Outre la concurrence des Etats-Unis d’Amérique, de la Chine, de la Russie, de l’Inde et du Japon, la multiplication des agences spatiales sur les cinq continents témoigne de la bataille engagée au niveau mondial pour s’assurer un accès indépendant à l’espace et une parfaite maitrise des technologies qui seront demain au cœur de la compétitivité des entreprises.

Si l’Union européenne veut demeurer un acteur majeur influent dans le domaine du spatial, elle doit impérativement conforter ses ambitions à travers une stratégie globale portée par les principaux acteurs du domaine, mais aussi par les pouvoirs publics via la commande publique sur le modèle de la NASA.

Demain se joue plus que jamais aujourd’hui avec l’avènement d’une économie de services qui prendra ses racines dans l’espace...Autant le savoir, déserter le champ de bataille spatial, c’est déserter le champs de l’avenir en obérant nos capacités de développement futur.


L’internationalisation de l’euro pour peser sur la marche du Monde via la monnaie

L’embargo décrété par les Etats-Unis d’Amérique à l’encontre de l’Iran, et les sanctions financières qui y sont associées pour tout opérateur économique y contrevenant, nous le rappellent avec brutalité, la monnaie, en l’occurrence le dollar, n’est pas qu’un simple outil de transaction commerciale, c’est aussi une redoutable arme géopolitique.

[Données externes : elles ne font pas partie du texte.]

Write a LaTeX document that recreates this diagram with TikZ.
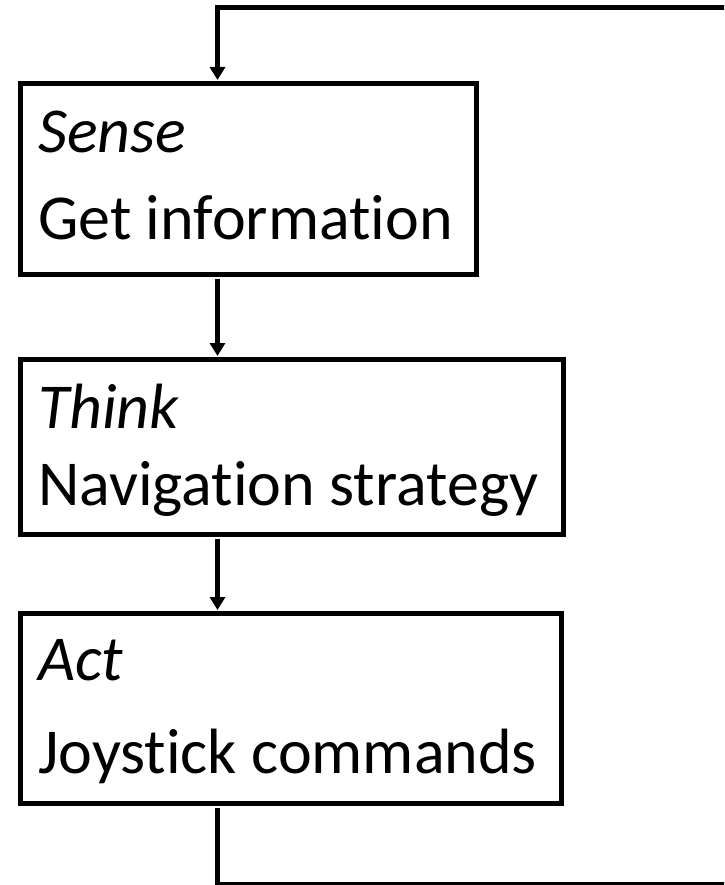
\documentclass[tikz,border=0pt]{standalone}
\usepackage{fontspec}
\setmainfont[Ligatures={NoCommon,NoContextual},RawFeature={-liga;-clig;-dlig}]{Carlito}
\usetikzlibrary{arrows.meta}
\begin{document}
\begin{tikzpicture}[x=1pt,y=-1pt,
  box/.style={draw, line width=5pt, rectangle, inner sep=0pt, outer sep=0pt, anchor=north west},
  lbl/.style={anchor=base west, inner sep=0pt, font=\fontsize{64}{64}\selectfont},
  conn/.style={line width=5pt, line join=miter},
  arr/.style={conn, -{Triangle[length=13pt,width=15pt]}, shorten <=5pt, shorten >=3.5pt}]
\useasboundingbox (0,0) rectangle (724,885);
\clip (0,0) rectangle (724,885);
\fill[white] (0,0) rectangle (724,885);

\node[box, minimum width=456pt, minimum height=190.5pt] (s) at (20.5,83.5) {};
\node[box, minimum width=543pt, minimum height=174.5pt] (t) at (20.5,359.5) {};
\node[box, minimum width=541pt, minimum height=189.5pt] (a) at (20.5,613.5) {};

\node[lbl] (s1) at (38,153) {\itshape Sense};
\node[lbl] (s2) at (38,240) {Get information};
\node[lbl] (t1) at (38,428) {\itshape Think};
\node[lbl] (t2) at (38,505) {Navigation strategy};
\node[lbl] (a1) at (38,680) {\itshape Act};
\node[lbl] (a2) at (38,773) {Joystick commands};

\coordinate (ax) at (217.5,0);
\coordinate (topr) at (745,7.5);
\coordinate (botr) at (745,884.5);

\draw[arr] (s.south -| ax) -- (t.north -| ax);
\draw[arr] (t.south -| ax) -- (a.north -| ax);
\draw[arr] (a.south -| ax) |- (botr) -- (topr) -| (s.north -| ax);
\end{tikzpicture}
\end{document}
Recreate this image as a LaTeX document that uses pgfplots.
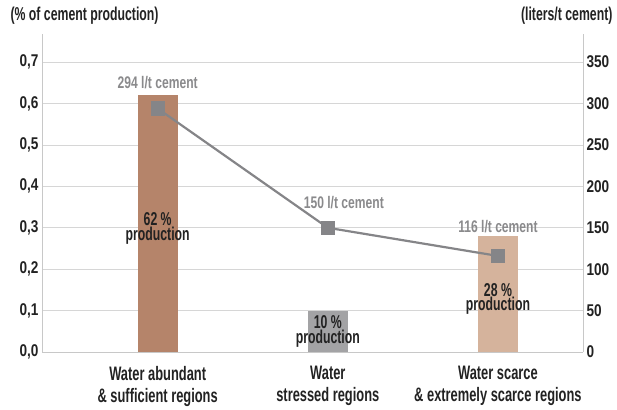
\documentclass[border=0pt]{standalone}
\usepackage{fontspec}
\setmainfont{Liberation Sans}[FakeStretch=0.66]
\newfontfamily\tickfont{Liberation Sans}[FakeStretch=0.8]
\newfontfamily\lblfont{Liberation Sans}[FakeStretch=0.72]
\usepackage{pgfplots}
\pgfplotsset{compat=1.18}
\definecolor{barA}{HTML}{B5846A}
\definecolor{barB}{HTML}{A3A3A5}
\definecolor{barC}{HTML}{D5B39C}
\definecolor{lineG}{HTML}{858588}
\definecolor{gridG}{HTML}{D6D6D6}
\definecolor{axisG}{HTML}{C8C8C8}
\definecolor{txt}{HTML}{222222}
\definecolor{lbl}{HTML}{8A8A8C}

\pgfplotsset{
  common/.style={
    at={(42pt,-352pt)}, anchor=south west,
    scale only axis, width=541pt, height=318pt,
    xmin=-0.68, xmax=2.5,
    axis line style={axisG, line width=1pt},
    major tick length=0pt,
    tick label style={font=\tickfont\fontsize{17}{20}\selectfont\bfseries, text=txt},
    /pgf/number format/assume math mode=true,
  }
}

\begin{document}
\begin{tikzpicture}
\path[use as bounding box] (0pt,0pt) rectangle (617pt,-409pt);

\begin{axis}[common,
  ymin=0, ymax=0.768,
  axis x line*=bottom, axis y line*=left,
  ytick={0,0.1,...,0.7},
  yticklabel style={/pgf/number format/.cd, fixed, fixed zerofill, precision=1, use comma},
  ymajorgrids, grid style={gridG, line width=0.8pt},
  xtick={0,1,2},
  xticklabels={{Water abundant\\\& sufficient regions},{Water\\stressed regions},{Water scarce\\\& extremely scarce regions}},
  xticklabel style={align=center, yshift=-11pt, font=\fontsize{19.5}{21.5}\selectfont\bfseries},
  ybar, bar width=40pt,
]
\addplot[fill=barA, draw=none, bar shift=0pt] coordinates {(0,0.62)};
\addplot[fill=barB, draw=none, bar shift=0pt] coordinates {(1,0.10)};
\addplot[fill=barC, draw=none, bar shift=0pt] coordinates {(2,0.28)};
\node[align=center, text=txt, font=\fontsize{18.6}{14.5}\selectfont\bfseries] at (axis cs:0,0.299) {62 \%\\production};
\node[align=center, text=txt, font=\fontsize{18.6}{14.5}\selectfont\bfseries] at (axis cs:1,0.05) {10 \%\\production};
\node[align=center, text=txt, font=\fontsize{18.6}{14.5}\selectfont\bfseries] at (axis cs:2,0.128) {28 \%\\production};
\end{axis}

\begin{axis}[common,
  ymin=0, ymax=384,
  axis x line=none, axis y line*=right,
  ytick={0,50,...,350},
  yticklabel style={/pgf/number format/.cd, fixed},
]
\addplot[color=lineG, line width=2.2pt, mark=square*, mark size=6pt] coordinates {(0,294) (1,150) (2,116)};
\node[text=lbl, font=\lblfont\fontsize{16.8}{18}\selectfont\bfseries] at (axis cs:0,325) {294 l/t cement};
\node[text=lbl, font=\lblfont\fontsize{16.8}{18}\selectfont\bfseries] at (axis cs:1.094,181) {150 l/t cement};
\node[text=lbl, font=\lblfont\fontsize{16.8}{18}\selectfont\bfseries] at (axis cs:2.0,151) {116 l/t cement};
\end{axis}

\node[anchor=west, text=txt, font=\fontsize{18.6}{20}\selectfont\bfseries] at (7pt,-16pt) {(\% of cement production)};
\node[anchor=east, text=txt, font=\fontsize{18.6}{20}\selectfont\bfseries] at (616pt,-16pt) {(liters/t cement)};
\end{tikzpicture}
\end{document}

Si aujourd’hui, l’euro est la deuxième monnaie de réserve internationale après le dollar, il reste encore du chemin à parcourir pour l’imposer comme la monnaie de référence mondiale dans les transactions commerciales, notamment celles relevant de secteurs stratégiques comme l’Énergie. C’est là un objectif à poursuivre sans relâche pour la Commission européenne car il en va in fine de l’indépendance politique de l’Union.

Enfin, le rayonnement de l’euro dans le Monde, qui est déjà une réalité pour plus de cinquante pays, ne pourra être total sans investir le champs de l’innovation. A ce titre, le développement de nouvelles solutions de paiement adossées à l’euro doit être au cœur des priorités de l’Union européenne.